Solar limits, affordable housing articles still under consideration
Sep 30, 2021

A ban on the sale of miniature liquor bottles, known as nips, will go into effect on May 11, 2022, following Massachusetts Attorney General Maura Healey’s approval of the restriction that Wareham voters passed at the June 12 Town Meeting. 

The Attorney General approved the nips ban and several other articles that were passed at the Annual Town Meeting and Special Town Meeting, including: 

Limiting the number of marijuana delivery operators — who would operate a business without a traditional storefront — in town to three. 

Updating the town’s FEMA floodplain maps.

Amending the town’s wetland bylaws.

Amending the definition of duplexes and multi-family homes to clarify that adjoining dwellings must share a wall.

Changing the zoning to allow Smithers Lab — which is near the Decas Elementary School — to test up to eight teaspoons of marijuana products a day for metals or chemicals.

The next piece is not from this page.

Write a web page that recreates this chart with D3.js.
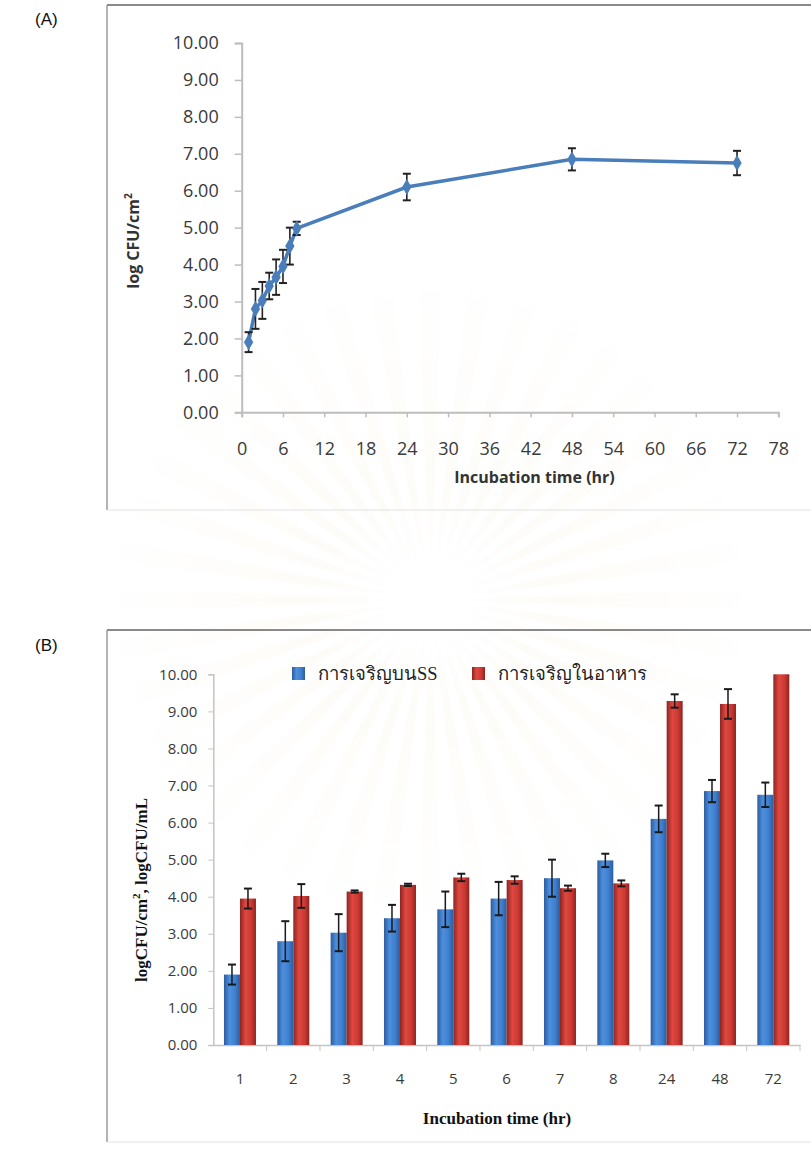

Articles still pending approval

Other articles passed at the June 12 Town Meeting are still awaiting the Attorney General’s approval. 

An article that would put restrictions on the size and location of new solar fields in the hopes of curtailing the recent influx of solar projects has not yet been approved.

The article would change the town’s solar bylaw — restricting new solar projects to between 3 and 10 acres in size, and requiring them to be placed on land that has been cleared of trees for at least five years. When issuing her recent approvals, Healey said a decision on the solar article would be issued “on or before” Nov. 25. 

Also awaiting Healey’s approval is an article that would encourage the development of affordable housing units through the conversion of existing in-law and illegal apartments and allowing the subdivision of lots in some neighborhoods.

Each unit added through the program would count toward the town’s affordable housing stock, with the goal that the town could meet the state-set 10 percent threshold that allows the town to turn down large 40B housing developments. Similar to the solar restrictions, a decision on this article is expected on or before Nov. 25, according to the Attorney General’s office.